In value terms, this would make it comparable in size to Marks & Spencer or Royal Mail.
The final price of shares is to be set on 3 October, with share trading due to begin 8 October. But should investors be jumping on the bandwagon?
If you were to buy one of the luxury car brand’s newer models, the V8 Vantage, it would set you back around £120,900 new.
If you were to buy shares at a mid-price value of £20, you could buy 6,045 shares in the company for £120,900 instead. Other models include:
- DB11 Coupe - £147,900 or 7,395 shares
- DB11 Volante - £159,900 or 7,995 shares
Fund supermarket Hargreaves Lansdown says that it expects a high level of consumer investor interest. Laith Khalaf, senior analyst at the firm, comments: ‘Unlike a luxury car, those shares can be stored in a pension or Isa, rather than a garage, for safekeeping. Unfortunately, private investors won’t be able to participate in the IPO, but they will be able to buy shares on the market when they start trading.

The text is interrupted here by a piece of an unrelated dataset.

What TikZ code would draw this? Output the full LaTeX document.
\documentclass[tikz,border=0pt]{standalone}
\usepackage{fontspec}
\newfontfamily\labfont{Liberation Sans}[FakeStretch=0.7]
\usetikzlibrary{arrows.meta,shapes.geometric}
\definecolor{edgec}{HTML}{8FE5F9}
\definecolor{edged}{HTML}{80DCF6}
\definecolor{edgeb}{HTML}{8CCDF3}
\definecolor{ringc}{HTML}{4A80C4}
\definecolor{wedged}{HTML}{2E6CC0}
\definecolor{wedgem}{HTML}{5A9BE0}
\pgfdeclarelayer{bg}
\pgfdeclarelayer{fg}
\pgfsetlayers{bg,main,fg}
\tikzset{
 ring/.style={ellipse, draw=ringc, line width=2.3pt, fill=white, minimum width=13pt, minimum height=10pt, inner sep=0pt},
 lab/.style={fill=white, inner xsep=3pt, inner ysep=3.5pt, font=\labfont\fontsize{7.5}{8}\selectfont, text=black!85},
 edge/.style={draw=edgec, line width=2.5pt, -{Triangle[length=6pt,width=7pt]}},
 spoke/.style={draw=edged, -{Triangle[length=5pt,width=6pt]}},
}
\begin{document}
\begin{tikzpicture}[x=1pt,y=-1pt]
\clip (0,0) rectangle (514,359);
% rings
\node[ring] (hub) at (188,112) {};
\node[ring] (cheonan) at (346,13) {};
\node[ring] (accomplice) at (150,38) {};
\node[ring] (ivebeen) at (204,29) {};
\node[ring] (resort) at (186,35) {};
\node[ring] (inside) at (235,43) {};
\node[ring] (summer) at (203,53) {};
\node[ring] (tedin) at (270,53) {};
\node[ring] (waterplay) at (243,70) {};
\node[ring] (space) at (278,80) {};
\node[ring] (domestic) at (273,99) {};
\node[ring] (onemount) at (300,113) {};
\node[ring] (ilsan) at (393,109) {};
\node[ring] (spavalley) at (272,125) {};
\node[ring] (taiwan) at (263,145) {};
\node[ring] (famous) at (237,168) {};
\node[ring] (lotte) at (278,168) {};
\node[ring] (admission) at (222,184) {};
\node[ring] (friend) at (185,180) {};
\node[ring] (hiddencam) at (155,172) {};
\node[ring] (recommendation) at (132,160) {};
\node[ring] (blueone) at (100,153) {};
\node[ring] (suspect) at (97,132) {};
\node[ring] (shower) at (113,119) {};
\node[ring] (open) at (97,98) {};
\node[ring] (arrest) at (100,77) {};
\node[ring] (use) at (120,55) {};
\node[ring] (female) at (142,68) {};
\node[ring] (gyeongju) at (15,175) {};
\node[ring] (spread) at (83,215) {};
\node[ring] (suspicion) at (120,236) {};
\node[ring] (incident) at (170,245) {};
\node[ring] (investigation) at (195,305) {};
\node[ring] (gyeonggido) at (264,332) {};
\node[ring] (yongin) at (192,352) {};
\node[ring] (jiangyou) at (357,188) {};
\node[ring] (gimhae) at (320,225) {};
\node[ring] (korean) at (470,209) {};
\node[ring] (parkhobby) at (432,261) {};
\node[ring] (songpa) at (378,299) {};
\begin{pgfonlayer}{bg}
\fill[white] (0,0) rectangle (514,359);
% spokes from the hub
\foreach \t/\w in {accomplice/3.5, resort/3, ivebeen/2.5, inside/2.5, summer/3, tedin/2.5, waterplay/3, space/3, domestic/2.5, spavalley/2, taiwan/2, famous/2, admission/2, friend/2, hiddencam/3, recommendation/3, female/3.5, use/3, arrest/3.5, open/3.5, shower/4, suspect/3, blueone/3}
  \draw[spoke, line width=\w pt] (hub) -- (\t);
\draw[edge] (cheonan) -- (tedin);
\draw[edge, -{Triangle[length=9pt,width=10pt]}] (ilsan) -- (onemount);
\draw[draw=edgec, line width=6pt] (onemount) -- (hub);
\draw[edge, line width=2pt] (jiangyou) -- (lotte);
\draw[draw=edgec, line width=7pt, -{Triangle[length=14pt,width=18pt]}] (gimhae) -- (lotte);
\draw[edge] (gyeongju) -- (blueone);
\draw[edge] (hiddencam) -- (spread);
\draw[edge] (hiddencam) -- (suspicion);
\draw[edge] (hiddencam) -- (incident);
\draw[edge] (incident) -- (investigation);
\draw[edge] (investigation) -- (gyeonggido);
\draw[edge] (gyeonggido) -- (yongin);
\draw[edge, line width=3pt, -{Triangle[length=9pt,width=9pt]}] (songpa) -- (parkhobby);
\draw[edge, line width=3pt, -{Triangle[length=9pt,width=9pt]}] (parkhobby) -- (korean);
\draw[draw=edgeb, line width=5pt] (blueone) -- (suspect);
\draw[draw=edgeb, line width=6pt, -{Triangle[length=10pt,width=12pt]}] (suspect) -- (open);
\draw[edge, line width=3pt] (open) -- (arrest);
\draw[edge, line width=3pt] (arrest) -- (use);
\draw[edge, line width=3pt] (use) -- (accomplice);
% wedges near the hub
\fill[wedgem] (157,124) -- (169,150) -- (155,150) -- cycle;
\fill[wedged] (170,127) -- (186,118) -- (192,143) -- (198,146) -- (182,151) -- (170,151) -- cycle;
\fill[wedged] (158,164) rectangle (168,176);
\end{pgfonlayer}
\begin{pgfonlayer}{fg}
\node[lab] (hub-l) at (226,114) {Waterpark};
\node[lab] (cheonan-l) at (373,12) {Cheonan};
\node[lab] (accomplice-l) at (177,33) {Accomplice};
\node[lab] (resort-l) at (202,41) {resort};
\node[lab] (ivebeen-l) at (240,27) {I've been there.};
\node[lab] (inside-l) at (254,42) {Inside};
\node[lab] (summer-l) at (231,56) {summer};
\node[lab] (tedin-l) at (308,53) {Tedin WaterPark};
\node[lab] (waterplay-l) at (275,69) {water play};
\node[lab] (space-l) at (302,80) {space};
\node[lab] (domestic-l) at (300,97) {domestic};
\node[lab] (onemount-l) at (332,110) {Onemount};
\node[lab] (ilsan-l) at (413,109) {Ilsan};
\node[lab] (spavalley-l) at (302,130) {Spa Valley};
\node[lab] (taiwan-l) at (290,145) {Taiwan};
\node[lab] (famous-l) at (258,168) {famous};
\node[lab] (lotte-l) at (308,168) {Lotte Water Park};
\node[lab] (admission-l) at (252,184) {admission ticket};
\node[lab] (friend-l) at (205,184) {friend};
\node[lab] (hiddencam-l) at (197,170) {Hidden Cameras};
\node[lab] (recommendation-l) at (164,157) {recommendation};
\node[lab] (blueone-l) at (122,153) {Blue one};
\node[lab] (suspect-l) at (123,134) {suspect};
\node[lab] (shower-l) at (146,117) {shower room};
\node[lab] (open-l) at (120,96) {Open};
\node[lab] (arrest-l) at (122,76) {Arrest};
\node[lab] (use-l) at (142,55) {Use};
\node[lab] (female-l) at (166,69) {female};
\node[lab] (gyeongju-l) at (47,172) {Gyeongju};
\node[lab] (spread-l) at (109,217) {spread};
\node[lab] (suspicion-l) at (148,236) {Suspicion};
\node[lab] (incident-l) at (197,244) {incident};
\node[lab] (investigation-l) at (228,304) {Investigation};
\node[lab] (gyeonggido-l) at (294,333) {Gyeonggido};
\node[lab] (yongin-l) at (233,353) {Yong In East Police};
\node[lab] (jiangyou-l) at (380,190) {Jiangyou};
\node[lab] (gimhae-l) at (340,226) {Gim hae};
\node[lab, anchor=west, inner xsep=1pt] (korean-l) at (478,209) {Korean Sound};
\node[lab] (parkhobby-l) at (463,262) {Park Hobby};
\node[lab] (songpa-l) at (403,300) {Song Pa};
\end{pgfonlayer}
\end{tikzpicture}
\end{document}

‘It’s important for potential investors to concentrate on the company’s long term financial prospects and not to get carried away by the brand however.
‘That means having a thorough read of all relevant information the company is producing as part of its float, and only investing if they are happy with all the risks involved.’
James Bond’s car of choice
Lee Wild, head of equity strategy at Interactive Investor (Money Observer’s parent company), thinks that Aston Martin is now a strong business: ‘Investors with long memories will know that Aston has gone bust seven times, but experienced new management has got its house in order and this is now a fantastic business supplying a growing market for premium motors. Aston is also in a much better position to ride out an economic downturn.
‘Association with royalty and James Bond mean that Aston Martin has no problem selling expensive sports cars to wealthy buyers. Bullish production forecasts are underpinned by ambitious plans to expand the range of vehicles, and the company is generating healthy profits.
‘Pricing its shares at up to £22.50 each may make them less attractive to the general public, but they’re still more affordable for most of us than Aston’s supercars and might even turn a profit if the business hits ambitious targets.’
Remember, buying shares is a much riskier endeavour than more stable investment assets such as funds and investment trusts. Khalaf cautions on previous examples of a luxury car IPO: ‘When Ferrari listed on the stock market it was priced at $52 per share. The share price faltered in the first five months, falling by around 38 per cent.
‘It has since rallied to around $135, although this serves to highlight that just because a well-known brand launches on the market, share price movement on flotation is always a two-way street.’